# Requirement:
Leave out the pictures, and retype only the lines from the beginning of the material through the line that contains "import plotly.graph_objects as go", including both.
******
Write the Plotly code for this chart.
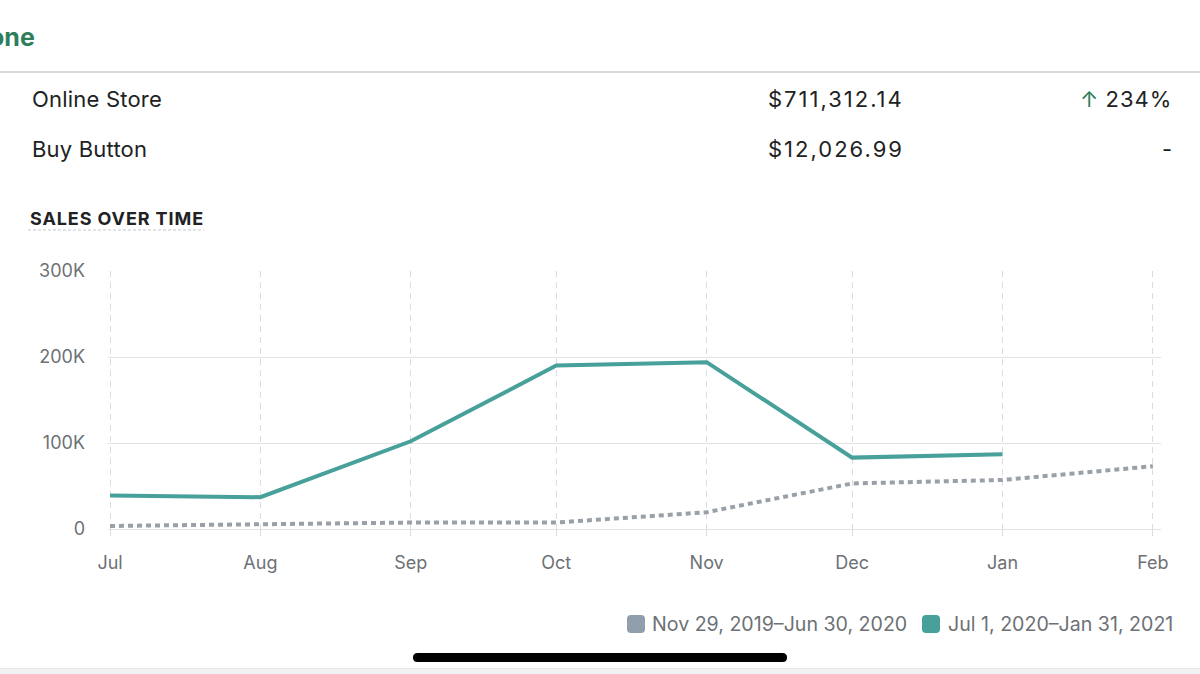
import plotly.graph_objects as go

# ---- data ----
months = ["2020-07-01", "2020-08-01", "2020-09-01", "2020-10-01",
          "2020-11-01", "2020-12-01", "2021-01-01", "2021-02-01"]
month_labels = ["Jul", "Aug", "Sep", "Oct", "Nov", "Dec", "Jan", "Feb"]
current_dates = months[:7]
current_sales = [39000, 37000, 102000, 190000, 194000, 83000, 87000]
previous_dates = months
previous_sales = [3500, 5500, 7500, 7500, 19500, 53000, 57000, 73000]
y_ticks = [0, 100000, 200000, 300000]
y_tick_labels = ["0", "100K", "200K", "300K"]
current_label = "Jul 1, 2020–Jan 31, 2021"
previous_label = "Nov 29, 2019–Jun 30, 2020"
channels = ["Online Store", "Buy Button"]
channel_sales = ["$711,312.14", "$12,026.99"]
channel_change = ["↑ 234%", "-"]

TEAL = "#47a09a"
GRAY = "#9aa0a8"
LEG_GRAY = "#919eab"
TEXT = "#202223"
SUB = "#6d7175"
GREEN = "#2e7d5b"
FONT = "Inter, Liberation Sans, sans-serif"

W, H = 1200, 674
L, R_EDGE, T, B_EDGE = 108, 1161, 271, 529

def px(x):
    return (x - L) / (R_EDGE - L)

def py(y):
    return (B_EDGE - y) / (B_EDGE - T)

fig = go.Figure()
fig.add_trace(go.Scatter(x=previous_dates, y=previous_sales, mode="lines",
                         line=dict(color=GRAY, width=4, dash="5px,4px"),
                         name=previous_label, hoverinfo="skip"))
fig.add_trace(go.Scatter(x=current_dates, y=current_sales, mode="lines",
                         line=dict(color=TEAL, width=4),
                         name=current_label, hoverinfo="skip"))

fig.update_layout(
    width=W, height=H, autosize=False,
    margin=dict(l=L, r=W - R_EDGE, t=T, b=H - B_EDGE, pad=0),
    paper_bgcolor="white", plot_bgcolor="white",
    showlegend=False,
    font=dict(family=FONT, color=SUB),
    xaxis=dict(
        type="date",
        range=["2020-06-30 14:00", "2021-02-02 16:00"],
        tickvals=months, ticktext=month_labels,
        showgrid=True, gridcolor="#d9dde2", griddash="6px,5px", gridwidth=1,
        ticks="outside", ticklen=6, tickcolor="#d9dde2", tickwidth=1,
        ticklabelstandoff=11,
        tickfont=dict(size=18, color=SUB, family=FONT),
        showline=False, zeroline=False, fixedrange=True,
    ),
    yaxis=dict(
        range=[0, 300000],
        tickvals=y_ticks, ticktext=y_tick_labels,
        showgrid=True, gridcolor="#e1e3e5", gridwidth=1.2,
        zeroline=True, zerolinecolor="#e1e3e5", zerolinewidth=1.2,
        ticks="", ticklabelstandoff=22,
        tickfont=dict(size=18, color=SUB, family=FONT),
        showline=False, fixedrange=True,
    ),
)

ann = []
def add_text(text, x, y, size, color=TEXT, xanchor="left", bold=False, spacing=0):
    if spacing:
        text = "<span style='letter-spacing:%spx'>%s</span>" % (spacing, text)
    ann.append(dict(text=("<b>%s</b>" % text) if bold else text,
                    x=px(x), y=py(y), xref="paper", yref="paper",
                    xanchor=xanchor, yanchor="middle", showarrow=False,
                    font=dict(size=size, color=color, family=FONT)))

add_text("one", 37, 37, 25, color=GREEN, xanchor="right", bold=True)
row_y = [99, 149]
for i, ch in enumerate(channels):
    add_text(ch, 30, row_y[i], 22, spacing=0.2)
    add_text(channel_sales[i], 906, row_y[i], 22, xanchor="right", spacing=2.0)
    chg = channel_change[i]
    if chg.startswith("↑"):
        chg = ("<span style='color:%s'>↑</span>"
               "<span style='letter-spacing:1px'>%s</span>") % (GREEN, chg[1:])
    add_text(chg, 1174, row_y[i], 22, xanchor="right")
add_text("SALES OVER TIME", 28, 218, 18, xanchor="left", bold=True, spacing=0.9)

# legend texts
add_text(previous_label, 650, 624, 19.6, color=SUB)
add_text(current_label, 946, 624, 19.6, color=SUB)
fig.update_layout(annotations=ann)

shapes = []
# header divider
shapes.append(dict(type="line", xref="paper", yref="paper",
                   x0=px(0), x1=px(1200), y0=py(72), y1=py(72),
                   line=dict(color="#c9cccf", width=1.5)))
# dashed underline of section title
shapes.append(dict(type="line", xref="paper", yref="paper",
                   x0=px(28), x1=px(204), y0=py(230), y1=py(230),
                   line=dict(color="#c4c9cf", width=1.2, dash="3px,2px")))

def rounded_rect(x0, y0, x1, y1, r, color):
    X = lambda v: px(v)
    Y = lambda v: py(v)
    path = ("M {a},{b} L {c},{b} Q {d},{b} {d},{e} L {d},{f} Q {d},{g} {c},{g} "
            "L {a},{g} Q {h},{g} {h},{f} L {h},{e} Q {h},{b} {a},{b} Z").format(
        a=X(x0 + r), b=Y(y0), c=X(x1 - r), d=X(x1), e=Y(y0 + r),
        f=Y(y1 - r), g=Y(y1), h=X(x0))
    return dict(type="path", xref="paper", yref="paper", path=path,
                fillcolor=color, line=dict(width=0))

shapes.append(rounded_rect(627, 615, 645, 633, 4, LEG_GRAY))
shapes.append(rounded_rect(922, 615, 940, 633, 4, TEAL))
# home indicator bar
shapes.append(rounded_rect(413, 653, 787, 662, 4.5, "#000000"))
# bottom light band
shapes.append(dict(type="rect", xref="paper", yref="paper",
                   x0=px(0), x1=px(1200), y0=py(668), y1=py(674),
                   fillcolor="#f1f2f3", line=dict(width=0), layer="below"))
shapes.append(dict(type="line", xref="paper", yref="paper",
                   x0=px(0), x1=px(1200), y0=py(668.5), y1=py(668.5),
                   line=dict(color="#e4e5e7", width=1)))
fig.update_layout(shapes=shapes)

fig.write_html("out.html", config={"displayModeBar": False},
               post_script="document.body.style.margin='0';")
******
# Result of this exercise:
Write the Plotly code for this chart.
import plotly.graph_objects as go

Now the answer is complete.